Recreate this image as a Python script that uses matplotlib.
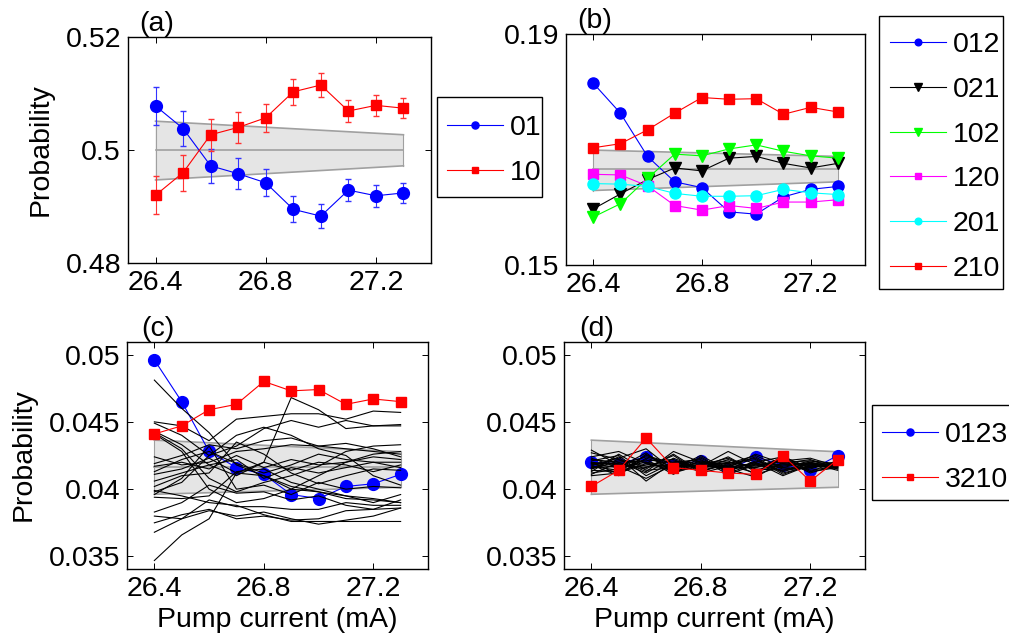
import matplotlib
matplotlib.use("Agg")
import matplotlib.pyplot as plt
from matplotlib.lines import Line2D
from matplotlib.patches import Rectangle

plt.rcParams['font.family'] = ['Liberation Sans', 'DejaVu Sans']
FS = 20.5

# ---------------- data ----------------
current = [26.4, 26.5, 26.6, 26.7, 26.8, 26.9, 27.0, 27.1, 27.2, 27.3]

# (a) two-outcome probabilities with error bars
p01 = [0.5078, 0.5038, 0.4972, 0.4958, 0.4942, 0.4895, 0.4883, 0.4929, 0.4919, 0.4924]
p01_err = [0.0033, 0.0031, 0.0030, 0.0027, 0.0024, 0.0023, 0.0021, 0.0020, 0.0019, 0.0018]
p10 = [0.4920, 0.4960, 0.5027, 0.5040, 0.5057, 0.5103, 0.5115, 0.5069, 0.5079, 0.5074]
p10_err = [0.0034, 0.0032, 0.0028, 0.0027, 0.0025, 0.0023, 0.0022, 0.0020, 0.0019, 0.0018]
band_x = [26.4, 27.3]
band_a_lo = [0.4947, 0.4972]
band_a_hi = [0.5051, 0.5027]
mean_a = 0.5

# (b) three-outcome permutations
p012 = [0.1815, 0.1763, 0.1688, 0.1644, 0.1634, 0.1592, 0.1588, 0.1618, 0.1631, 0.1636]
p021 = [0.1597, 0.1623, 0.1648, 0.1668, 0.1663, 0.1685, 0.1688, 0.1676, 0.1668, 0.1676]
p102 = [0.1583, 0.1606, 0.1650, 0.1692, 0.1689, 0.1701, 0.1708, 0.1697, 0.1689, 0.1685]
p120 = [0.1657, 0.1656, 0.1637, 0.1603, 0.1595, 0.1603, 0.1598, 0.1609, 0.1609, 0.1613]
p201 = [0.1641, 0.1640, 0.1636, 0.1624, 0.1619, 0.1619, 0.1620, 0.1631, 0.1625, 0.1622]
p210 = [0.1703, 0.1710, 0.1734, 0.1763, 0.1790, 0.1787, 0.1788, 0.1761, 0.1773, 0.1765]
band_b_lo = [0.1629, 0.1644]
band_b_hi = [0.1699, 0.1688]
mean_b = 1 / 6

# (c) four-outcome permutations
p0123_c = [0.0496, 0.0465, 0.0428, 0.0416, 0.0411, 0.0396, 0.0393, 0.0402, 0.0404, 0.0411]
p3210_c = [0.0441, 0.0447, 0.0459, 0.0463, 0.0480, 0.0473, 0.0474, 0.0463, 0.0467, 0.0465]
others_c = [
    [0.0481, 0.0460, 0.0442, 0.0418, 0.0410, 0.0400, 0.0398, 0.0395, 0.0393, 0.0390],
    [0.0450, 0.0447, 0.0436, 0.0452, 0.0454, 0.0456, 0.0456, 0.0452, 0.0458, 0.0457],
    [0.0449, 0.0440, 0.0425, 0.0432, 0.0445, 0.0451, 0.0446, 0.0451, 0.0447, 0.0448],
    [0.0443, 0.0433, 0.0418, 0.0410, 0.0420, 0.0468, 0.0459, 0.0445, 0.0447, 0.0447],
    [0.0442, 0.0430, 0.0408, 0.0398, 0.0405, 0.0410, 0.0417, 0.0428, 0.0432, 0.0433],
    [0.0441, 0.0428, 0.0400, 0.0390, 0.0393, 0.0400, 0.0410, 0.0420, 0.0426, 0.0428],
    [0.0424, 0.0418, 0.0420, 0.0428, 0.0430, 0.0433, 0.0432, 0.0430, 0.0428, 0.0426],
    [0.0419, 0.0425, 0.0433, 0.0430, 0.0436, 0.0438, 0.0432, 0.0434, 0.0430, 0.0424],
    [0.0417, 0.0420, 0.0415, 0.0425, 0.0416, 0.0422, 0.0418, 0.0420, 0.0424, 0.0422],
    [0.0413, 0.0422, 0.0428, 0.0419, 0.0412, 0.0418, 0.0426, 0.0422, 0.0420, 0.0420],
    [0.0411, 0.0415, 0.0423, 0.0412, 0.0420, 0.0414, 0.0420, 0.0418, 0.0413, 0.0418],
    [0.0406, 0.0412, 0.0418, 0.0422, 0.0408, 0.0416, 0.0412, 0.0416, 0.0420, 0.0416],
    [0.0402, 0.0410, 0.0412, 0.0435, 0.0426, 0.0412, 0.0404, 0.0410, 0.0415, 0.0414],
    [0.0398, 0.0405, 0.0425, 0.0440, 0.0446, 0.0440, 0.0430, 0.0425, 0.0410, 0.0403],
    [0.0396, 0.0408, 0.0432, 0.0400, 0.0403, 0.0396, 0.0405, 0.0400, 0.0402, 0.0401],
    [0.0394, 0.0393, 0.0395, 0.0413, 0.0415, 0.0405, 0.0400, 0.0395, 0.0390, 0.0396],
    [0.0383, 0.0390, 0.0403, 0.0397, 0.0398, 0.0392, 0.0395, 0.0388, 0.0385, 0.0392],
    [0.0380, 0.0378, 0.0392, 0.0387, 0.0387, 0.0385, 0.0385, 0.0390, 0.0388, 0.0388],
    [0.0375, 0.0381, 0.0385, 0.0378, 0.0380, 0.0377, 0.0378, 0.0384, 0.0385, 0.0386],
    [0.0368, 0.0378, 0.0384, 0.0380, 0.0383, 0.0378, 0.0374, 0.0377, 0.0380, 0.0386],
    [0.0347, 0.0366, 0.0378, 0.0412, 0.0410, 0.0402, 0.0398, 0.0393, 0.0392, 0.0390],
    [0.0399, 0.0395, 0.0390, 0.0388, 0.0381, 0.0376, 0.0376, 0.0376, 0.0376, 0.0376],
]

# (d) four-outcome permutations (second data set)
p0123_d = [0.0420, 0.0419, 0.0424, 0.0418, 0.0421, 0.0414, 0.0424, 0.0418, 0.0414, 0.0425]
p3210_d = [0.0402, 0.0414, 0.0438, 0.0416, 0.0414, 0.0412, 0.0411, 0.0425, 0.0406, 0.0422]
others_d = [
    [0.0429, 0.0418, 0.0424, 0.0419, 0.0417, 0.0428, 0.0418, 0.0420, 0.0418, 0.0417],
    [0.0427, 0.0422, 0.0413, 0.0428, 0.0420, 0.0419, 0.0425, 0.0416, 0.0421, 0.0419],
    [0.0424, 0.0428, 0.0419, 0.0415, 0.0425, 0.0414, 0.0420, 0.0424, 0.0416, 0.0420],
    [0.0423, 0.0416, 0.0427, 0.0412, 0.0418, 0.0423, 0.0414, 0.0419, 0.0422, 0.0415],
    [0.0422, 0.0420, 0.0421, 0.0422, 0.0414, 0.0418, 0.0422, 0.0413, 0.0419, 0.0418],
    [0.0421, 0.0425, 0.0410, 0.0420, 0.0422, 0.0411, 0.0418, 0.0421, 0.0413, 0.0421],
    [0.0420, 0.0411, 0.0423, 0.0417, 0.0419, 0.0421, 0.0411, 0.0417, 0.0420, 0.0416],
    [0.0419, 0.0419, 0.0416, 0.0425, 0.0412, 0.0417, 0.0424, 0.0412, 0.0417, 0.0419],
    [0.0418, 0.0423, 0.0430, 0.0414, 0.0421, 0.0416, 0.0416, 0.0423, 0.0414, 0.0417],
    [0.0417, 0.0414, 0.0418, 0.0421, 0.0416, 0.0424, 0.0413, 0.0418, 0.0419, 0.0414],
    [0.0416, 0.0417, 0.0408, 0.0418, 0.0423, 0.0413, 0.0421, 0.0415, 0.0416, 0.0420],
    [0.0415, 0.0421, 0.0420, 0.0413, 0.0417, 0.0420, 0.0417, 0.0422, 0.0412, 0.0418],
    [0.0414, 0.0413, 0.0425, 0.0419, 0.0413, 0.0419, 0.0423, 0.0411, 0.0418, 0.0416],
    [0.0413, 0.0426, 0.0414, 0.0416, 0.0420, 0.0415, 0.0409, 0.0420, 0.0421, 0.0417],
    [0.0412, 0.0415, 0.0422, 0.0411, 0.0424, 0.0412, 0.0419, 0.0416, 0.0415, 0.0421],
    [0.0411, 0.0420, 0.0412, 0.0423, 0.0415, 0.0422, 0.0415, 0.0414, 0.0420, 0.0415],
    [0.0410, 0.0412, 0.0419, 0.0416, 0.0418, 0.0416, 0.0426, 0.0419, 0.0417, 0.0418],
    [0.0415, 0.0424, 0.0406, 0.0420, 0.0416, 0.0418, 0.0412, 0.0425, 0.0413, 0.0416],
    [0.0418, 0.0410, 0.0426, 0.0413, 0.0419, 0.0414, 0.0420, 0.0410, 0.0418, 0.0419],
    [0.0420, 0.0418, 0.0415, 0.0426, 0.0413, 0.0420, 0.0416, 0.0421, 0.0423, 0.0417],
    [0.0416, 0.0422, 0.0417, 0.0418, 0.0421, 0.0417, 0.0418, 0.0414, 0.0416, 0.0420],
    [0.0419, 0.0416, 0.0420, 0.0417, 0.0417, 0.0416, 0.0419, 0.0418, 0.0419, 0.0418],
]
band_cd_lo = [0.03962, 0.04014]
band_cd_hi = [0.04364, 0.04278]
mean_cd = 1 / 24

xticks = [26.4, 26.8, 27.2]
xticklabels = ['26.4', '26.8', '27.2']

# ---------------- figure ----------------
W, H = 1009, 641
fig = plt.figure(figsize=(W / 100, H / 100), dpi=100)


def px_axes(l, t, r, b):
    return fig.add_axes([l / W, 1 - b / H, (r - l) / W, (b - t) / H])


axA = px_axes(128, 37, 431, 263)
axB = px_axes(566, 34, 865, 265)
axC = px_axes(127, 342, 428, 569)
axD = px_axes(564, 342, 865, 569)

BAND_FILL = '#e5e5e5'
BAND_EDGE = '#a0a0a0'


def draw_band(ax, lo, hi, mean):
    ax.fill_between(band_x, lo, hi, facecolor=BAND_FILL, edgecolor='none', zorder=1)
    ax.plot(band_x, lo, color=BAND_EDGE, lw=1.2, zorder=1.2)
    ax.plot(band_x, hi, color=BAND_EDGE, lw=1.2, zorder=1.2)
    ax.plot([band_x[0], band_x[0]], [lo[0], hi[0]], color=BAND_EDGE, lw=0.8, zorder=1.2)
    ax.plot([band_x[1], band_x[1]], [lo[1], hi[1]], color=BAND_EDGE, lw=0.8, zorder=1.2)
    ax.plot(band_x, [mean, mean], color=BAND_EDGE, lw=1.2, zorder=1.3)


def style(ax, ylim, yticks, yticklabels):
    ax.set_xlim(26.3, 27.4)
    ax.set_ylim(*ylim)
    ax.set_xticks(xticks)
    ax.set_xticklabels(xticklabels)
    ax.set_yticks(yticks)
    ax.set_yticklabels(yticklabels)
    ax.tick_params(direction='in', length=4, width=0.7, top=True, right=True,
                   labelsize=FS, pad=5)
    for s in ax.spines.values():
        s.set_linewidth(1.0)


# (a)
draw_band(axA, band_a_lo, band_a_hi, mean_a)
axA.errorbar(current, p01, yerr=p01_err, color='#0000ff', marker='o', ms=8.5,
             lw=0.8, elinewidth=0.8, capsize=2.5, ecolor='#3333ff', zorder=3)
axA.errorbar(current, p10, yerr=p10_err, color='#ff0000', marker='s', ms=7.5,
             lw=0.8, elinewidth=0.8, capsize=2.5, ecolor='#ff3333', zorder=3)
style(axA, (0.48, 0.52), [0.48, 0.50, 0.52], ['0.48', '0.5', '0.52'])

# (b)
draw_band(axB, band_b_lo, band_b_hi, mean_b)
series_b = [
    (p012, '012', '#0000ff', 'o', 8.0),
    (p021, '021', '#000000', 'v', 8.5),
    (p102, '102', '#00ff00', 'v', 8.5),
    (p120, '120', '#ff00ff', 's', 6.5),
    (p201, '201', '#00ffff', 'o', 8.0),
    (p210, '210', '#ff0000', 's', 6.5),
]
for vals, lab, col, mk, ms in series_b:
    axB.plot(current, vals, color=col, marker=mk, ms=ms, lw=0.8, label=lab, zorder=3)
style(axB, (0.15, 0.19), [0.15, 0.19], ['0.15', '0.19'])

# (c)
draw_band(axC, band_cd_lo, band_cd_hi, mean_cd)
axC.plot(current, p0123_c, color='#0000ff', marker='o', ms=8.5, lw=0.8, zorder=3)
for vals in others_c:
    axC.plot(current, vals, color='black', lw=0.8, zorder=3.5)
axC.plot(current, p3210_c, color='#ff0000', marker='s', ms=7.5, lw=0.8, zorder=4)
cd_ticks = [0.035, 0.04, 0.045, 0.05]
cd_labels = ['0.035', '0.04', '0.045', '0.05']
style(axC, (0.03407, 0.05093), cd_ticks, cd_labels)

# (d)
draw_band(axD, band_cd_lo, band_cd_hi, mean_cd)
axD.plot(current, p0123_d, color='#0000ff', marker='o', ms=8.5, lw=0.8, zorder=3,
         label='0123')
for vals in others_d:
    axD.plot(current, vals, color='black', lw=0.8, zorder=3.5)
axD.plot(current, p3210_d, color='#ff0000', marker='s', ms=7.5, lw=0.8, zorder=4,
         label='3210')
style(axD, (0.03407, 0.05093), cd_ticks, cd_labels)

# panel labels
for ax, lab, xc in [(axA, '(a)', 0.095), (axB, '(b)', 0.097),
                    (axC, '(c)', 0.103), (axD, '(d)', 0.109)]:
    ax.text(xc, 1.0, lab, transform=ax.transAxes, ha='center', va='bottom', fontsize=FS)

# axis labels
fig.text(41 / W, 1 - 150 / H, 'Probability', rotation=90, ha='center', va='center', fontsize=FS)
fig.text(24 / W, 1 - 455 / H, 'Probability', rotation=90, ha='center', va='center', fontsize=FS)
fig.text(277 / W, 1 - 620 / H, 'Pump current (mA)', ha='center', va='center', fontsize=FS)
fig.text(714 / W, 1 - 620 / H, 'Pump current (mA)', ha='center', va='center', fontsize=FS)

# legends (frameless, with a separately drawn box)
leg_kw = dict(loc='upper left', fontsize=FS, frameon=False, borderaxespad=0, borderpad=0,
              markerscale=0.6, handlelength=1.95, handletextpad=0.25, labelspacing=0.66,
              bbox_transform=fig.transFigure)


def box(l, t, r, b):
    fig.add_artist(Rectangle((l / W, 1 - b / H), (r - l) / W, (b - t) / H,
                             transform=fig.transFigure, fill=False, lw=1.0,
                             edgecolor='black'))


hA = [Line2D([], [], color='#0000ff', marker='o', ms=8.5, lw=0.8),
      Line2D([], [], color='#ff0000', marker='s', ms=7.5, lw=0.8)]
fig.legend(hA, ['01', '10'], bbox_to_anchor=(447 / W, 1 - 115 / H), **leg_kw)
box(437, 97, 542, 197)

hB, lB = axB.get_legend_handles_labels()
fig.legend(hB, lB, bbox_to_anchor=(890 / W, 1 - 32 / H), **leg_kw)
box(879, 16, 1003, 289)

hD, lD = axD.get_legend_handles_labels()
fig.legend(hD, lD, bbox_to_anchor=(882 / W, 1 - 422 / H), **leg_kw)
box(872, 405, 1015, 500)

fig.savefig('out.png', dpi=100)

## The exercise
Each line containing the word "matplotlib" counts once; say how many such lines there are, giving only the number.

## Output for this task
6